What does an "inverted spike" in "Requests per Second" mean?

Hi, got my first test up and running and so far it’s good but I am seeing a strange behavior, sometimes the requests stop for a little while and resume next. which corresponds to the checks… also the http_req_duration max times is 16.85s…

Here is a peek of what I see:
image

So, either the server is unresponsive and all the VUs are blocked waiting… or somehow the requests stop emitting…

What would be a good way to figure this out? probably this is not your first time seeing this pattern :wink:

Thanks in advance :slight_smile:

Hello!

To determine the cause, you will probably want to have a look at http_req_duration on the time series as well: chances are response times are higher during those dips, which would explain why the request rate drops (the VUs execute synchronously, so when they’re waiting on a response, they’re not sending any further requests). A drop like the one in your chart seems to suggest it is affecting all VUs. It’s probably also worth checking the more granular metrics (http_req_sending, http_req_waiting, http_req_receiving).

To rule out any problems on the load generators, it is probably worth checking out CPU usage during those spikes. If the CPU is maxing out, that could also explain why your request rate drops. This only applies if you’re not seeing increased response times though (this straight away implicates either the network or something on the server-side).

Do you see any unexpected status codes?

1 Like

Thanks Tom!
Took me a while to get a conclusion with all the tests… but finally, it was simply that there is an issue with the system under test, so the cluster becomes unresponsive for some seconds and requests are not even received… and put “on hold”
So, K6 is simply waiting for the VU’s to get a response and thus the visualization…

In regards of the issue, seems a nginx-ingress kubernetes related which is directly corelated to a pod upscaling, but no root cause is clear yet…

Managed to execute the test with fixed pods (no upscaling happening) and everything worked fine, so this ruled out any possible issue with the local k6 execution.
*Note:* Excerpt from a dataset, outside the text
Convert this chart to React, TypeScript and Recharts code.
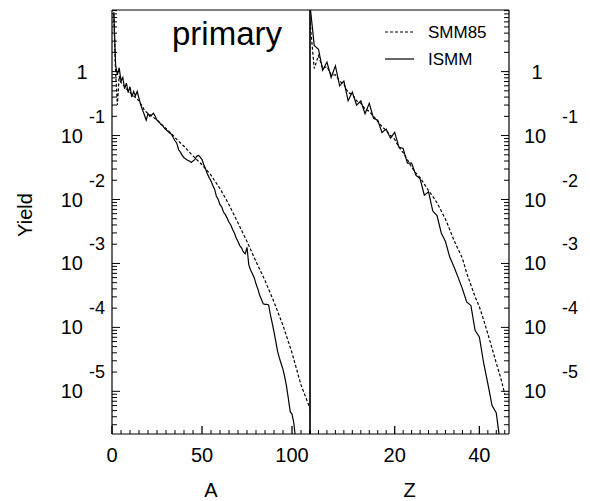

I also added a regular probe to other systems, to assess that it was working fine. It was.

Also posted the issue at the Kubernetes community, here.

And K6 stayed performant and operative, like a champion :wink:

No status codes though…

Hi @joslat,

If the old pods are being dropped it could be that k6 is still trying to use them due to DNS caching. It doesn’t look like it as k6 by default caches for 5 minutes and you seem to have 2 dips in less time. But you can set the ttl to 0 in the k6 config and see if that helps.
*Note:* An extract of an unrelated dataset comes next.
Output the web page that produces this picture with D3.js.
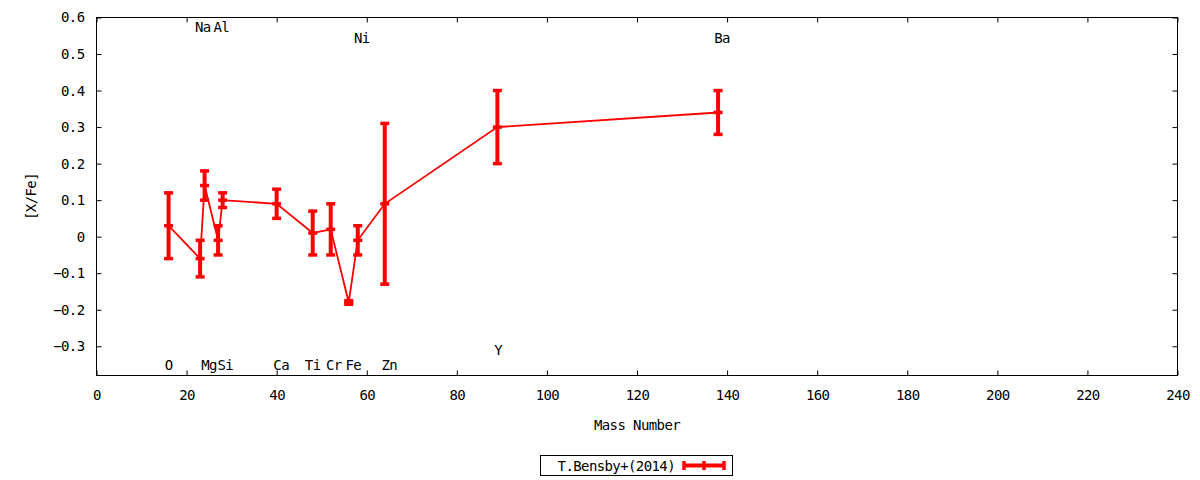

Hi @mstoykov, thanks for the insights!!
The old pods are still alive, no recycling/restarting is happening… seems all of them are suddenly not responsive for a reason we have to figure out… at the moment trying to isolate the cause in the NGINX ingress controller…
For sure the issue is outside k6, as if we warm-up the pods there happens no autoscaling as all are already operating. Then the test runs flawlessly.